INPUT DATA start

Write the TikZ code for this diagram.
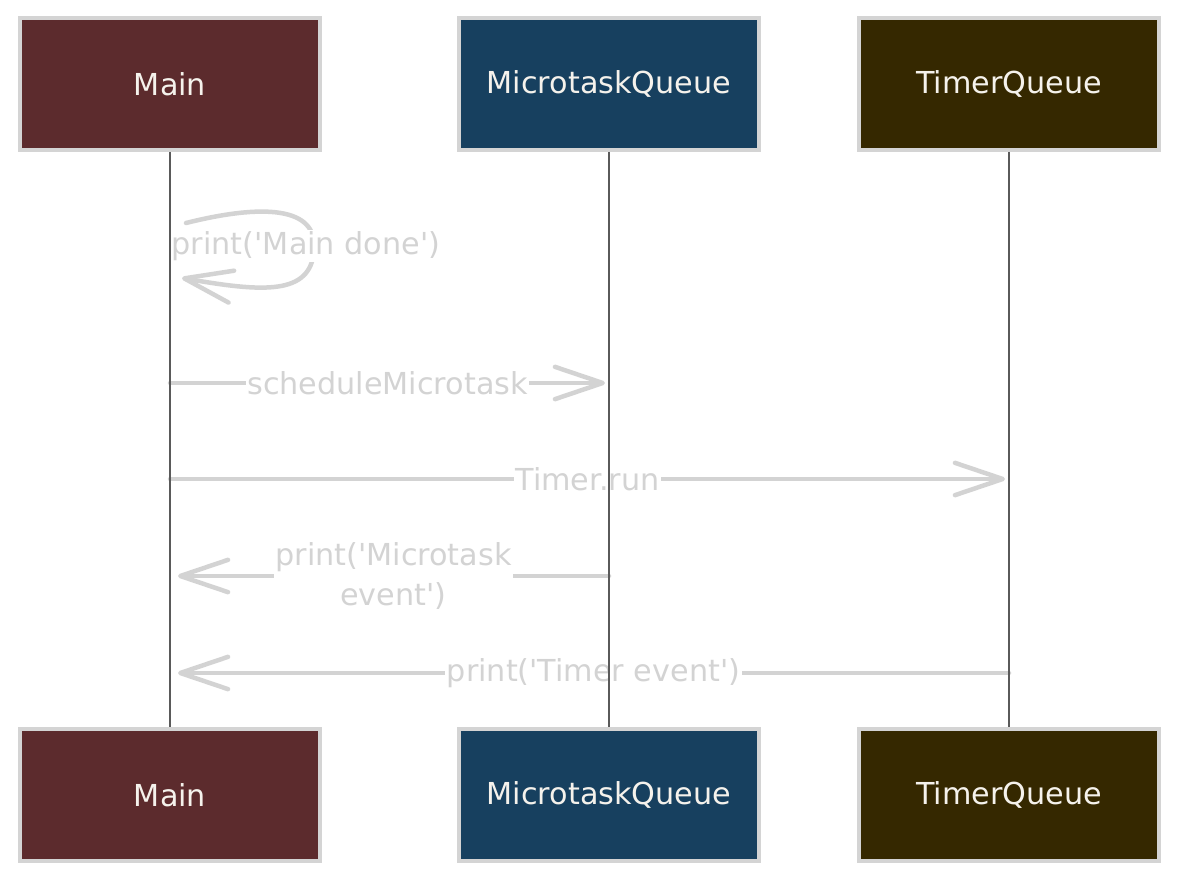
\documentclass[tikz,border=0pt]{standalone}
\usepackage{fontspec}
\newfontfamily\handfont{DejaVu Sans}
\usetikzlibrary{arrows.meta, positioning}
\definecolor{mainred}{HTML}{5C2B2D}
\definecolor{mqblue}{HTML}{17405F}
\definecolor{tqbrown}{HTML}{352800}
\definecolor{boxline}{HTML}{D4D4D4}
\definecolor{boxtext}{HTML}{F5F2EC}
\definecolor{msggrey}{HTML}{D3D3D3}
\definecolor{lifegrey}{HTML}{5A5A5A}

\begin{document}
\begin{tikzpicture}[x=0.025cm, y=-0.025cm,
    >={Straight Barb[length=34pt, width=23pt, round]},
    actor/.style={draw=boxline, line width=2.6pt, fill=#1,
          minimum width=7.5cm, minimum height=3.3cm, inner sep=0pt,
          text=boxtext, font=\handfont\fontsize{21.5}{25}\selectfont},
    msg/.style={draw=msggrey, line width=3.2pt, line cap=round},
    lbl/.style={fill=white, text=msggrey, inner sep=1pt, align=center,
          font=\handfont\fontsize{21.5}{28}\selectfont},
    life/.style={draw=lifegrey, line width=1pt}]
  \useasboundingbox (0,0) rectangle (1180,880);

  % Participants: top and bottom heads
  \foreach \n/\t/\x/\c in {main/Main/170/mainred, mq/MicrotaskQueue/609/mqblue,
                           tq/TimerQueue/1009/tqbrown} {
    \node[actor=\c] (\n-top) at (\x, 84) {\t};
    \node[actor=\c] (\n-bot) at (\x, 795) {\t};
  }

  % Self call on Main
  \coordinate (loop-a) at (186, 223);
  \coordinate (loop-b) at (182, 278);
  \draw[msg, ->] (loop-a) .. controls (262, 204) and (318, 206) .. (314, 250)
    .. controls (311, 296) and (262, 292) .. (loop-b);
  \node[lbl] (loop-lbl) at (306, 246) {print('Main done')};

  % Messages between lifelines
  \coordinate (m1-s) at (170, 383);  \coordinate (m1-e) at (605, 383);
  \coordinate (m2-s) at (170, 479);  \coordinate (m2-e) at (1005, 479);
  \coordinate (m3-s) at (609, 576);  \coordinate (m3-e) at (178, 576);
  \coordinate (m4-s) at (1009, 673); \coordinate (m4-e) at (178, 673);
  \draw[msg, ->] (m1-s) -- node[lbl] (m1-lbl) {scheduleMicrotask} (m1-e);
  \draw[msg, ->] (m2-s) -- node[lbl] (m2-lbl) {Timer.run} (m2-e);
  \draw[msg, ->] (m3-s) -- node[lbl] (m3-lbl) {print('Microtask\\event')} (m3-e);
  \draw[msg, ->] (m4-s) -- node[lbl] (m4-lbl) {print('Timer event')} (m4-e);

  % Lifelines on top
  \foreach \n in {main, mq, tq} {
    \draw[life] (\n-top) -- (\n-bot);
  }
\end{tikzpicture}
\end{document}
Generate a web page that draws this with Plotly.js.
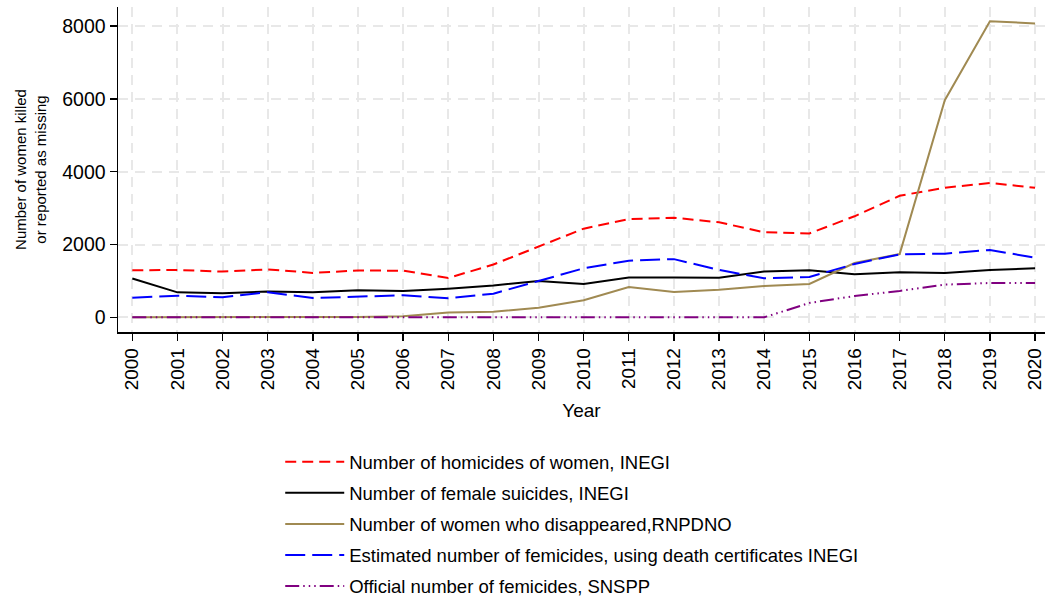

INPUT DATA end

SET EXERCISE. Gather up, from the records above, each line where the word "this" appears.

THE SOLUTION.
Write the TikZ code for this diagram.
Generate a web page that draws this with Plotly.js.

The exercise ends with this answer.